No, look at the branch and category descriptions and submission notices, other sites are irrelevant for all sorts of reasons not least that the difference between one category and another may be very subtle and only the description will indicate that. This is real estate, sites can only ever be listed in the locality as indicated above. Nowhere, nowhere, else.
A third aspect to be aware of is the PageRank of the category page and the number of listings on that page.
Never, ever, take this into account. This counts zero towards a decision by an editor but will have 2 effects. First the site will be moved, to the locality as indicated above, eventually (see next point). Secondly, because a lot of idiots follow this kind of very stupid advice those categories that get targetted for page rank position end up with unreviewed heaps numbering in the thousands and editors with less than a super-fast broadband link can't even open the heap of unreviewed sites let alone process them effectively. If the heap moves it is either very slowly or sometimes in one big hit as a team of editors pound the thing removing all the crap, including badly misplaced sites which normally might be moved to the proper category.
Last, submitting a site to a category that is manned by a dedicated editor is better to one that isn’t.
The worst possible thing you can do. The site will be moved. Always. To the category that has no named editor. As the article says "an unmanned category may actually be under the responsibility of an editor of a higher category", well add editors with directory-wide rights too. In the process of wrongly submitting, then the site being moved, it is highly likely the site will miss at least one window for a review.
Once upon a time, very briefly, as an editor with directory-wide rights, I would move and list a misplaced site in one move. But you learn very quickly that it is a route to misery as people catch on to that. So, like more or less all in the same position, I now move the site and deliberately don't review or list it. And if the webmaster is persistently doing the same thing, I will guarantee to make their site my very last priority - they are a pain and I won't encourage anyone think that by being a pain they will get reviewed quicker. Since you must realise how many competing priorities editors have, I'll leave it to you to guess what that actually means in practice.
You and the others on your forum are interested in real estate. That being the case there are highly specific guidelines for such sites and it is a class where the guidelines are very strictly adhered to, and monitored. No attempt to manipulate by doing anything but rigidly following guidelines can succeed. People do make the attempt and are frustrated and the vitriol follows. We see it time and time again and are immune frankly.
Lets go further into that article (page 2)
You also want your primary targeted keyword to appear in the description of your site ... it is better to have that keyword more towards the beginning of your description
No, no, no! Editors will strip descriptions of keywords. The more keywords are in the description the less likely an editor is to even look at the site - it looks like spam and takes a lower priority. 99% of descriptions are rewritten by editors because they don't fit guidelines - because people listen to idiots who don't have a clue. Follow guidelines, our guidelines. For real estate the format of the description is fairly fixed. "Residential and commercial sales and rentals, agricultural land auctions, and vacation rentals. Includes listings, agent profile, and local information." would be typical. Pepper it with keywords and I for one will skip it and move onto the agent who did read and follow the guidelines.
(page 3)
if you choose more than one category, that may picked up by the editors and flagged as spam
Hurray! Something sensible at last. For real estate sites the rest of that section is complete nonsense. For other submitters it is breaching guidelines but for real estate, nonsense is the term. One listing in one category, the right category. End of story.
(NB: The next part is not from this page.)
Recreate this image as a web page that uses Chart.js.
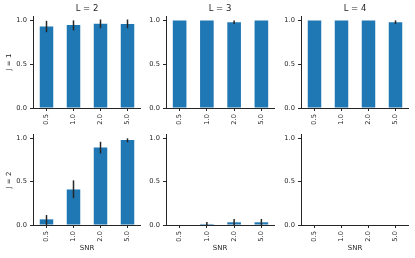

Follow the submission guidelines and don’t exaggerate
More sense, pity it is at the end and the rest of the article encourages people to breach the guidelines at every turn.
It really is asking for trouble to encourage others and promote through praise articles such as this one, and it is far from unique, which basically tell people to breach the guidelines and try and manipulate DMOZ for SEO purposes. Particularly when it comes to real estate, where the guidelines are so well defined and applied, with no grey areas left. The only thing that can possibly result is people follow the crap written, it fails completely, they get fed up and start whining, start throwing insults at editors who sometimes respond in kind, and no-one is happy. Of course there are factions who would like to encourage that, lead people down the wrong path, blame DMOZ, and build up anti-DMOZ sentiment - it suits their personal and commercial objectives. If they can't manipulate DMOZ for their own purposes, make sure no-one else gets listed either by telling them to break all the rules.
As someone in a position to influence that, either you are responsible and want others in your profession to get it right, or you are in it for personal commercial reasons and wrecking your fellow professionals' chances by pointing them in the wrong direction fits in with your strategy. You choose. But when people come here they will get the correct line and they can make their own minds up whether they are being misdirected elsewhere and the reasons why someone might do that to them.
From now on I will ask you guys when I come across something to verify it's accuracy and then link to the thread where one of you explains.
Are you sure? You don't want to end up as a DMOZ Defender and lose your street cred do you?
http://www.dmoz.org/guidelines/regional/realestate.html - for your market this is the number one source of information after the general guidelines covering all sites. Whilst there are some "coulds" in there about where a site might be listed, real examples of sites that fall into a "could" scenario are so rare as to be not worthwhile even thinking about - about 1 in 500 in my experience.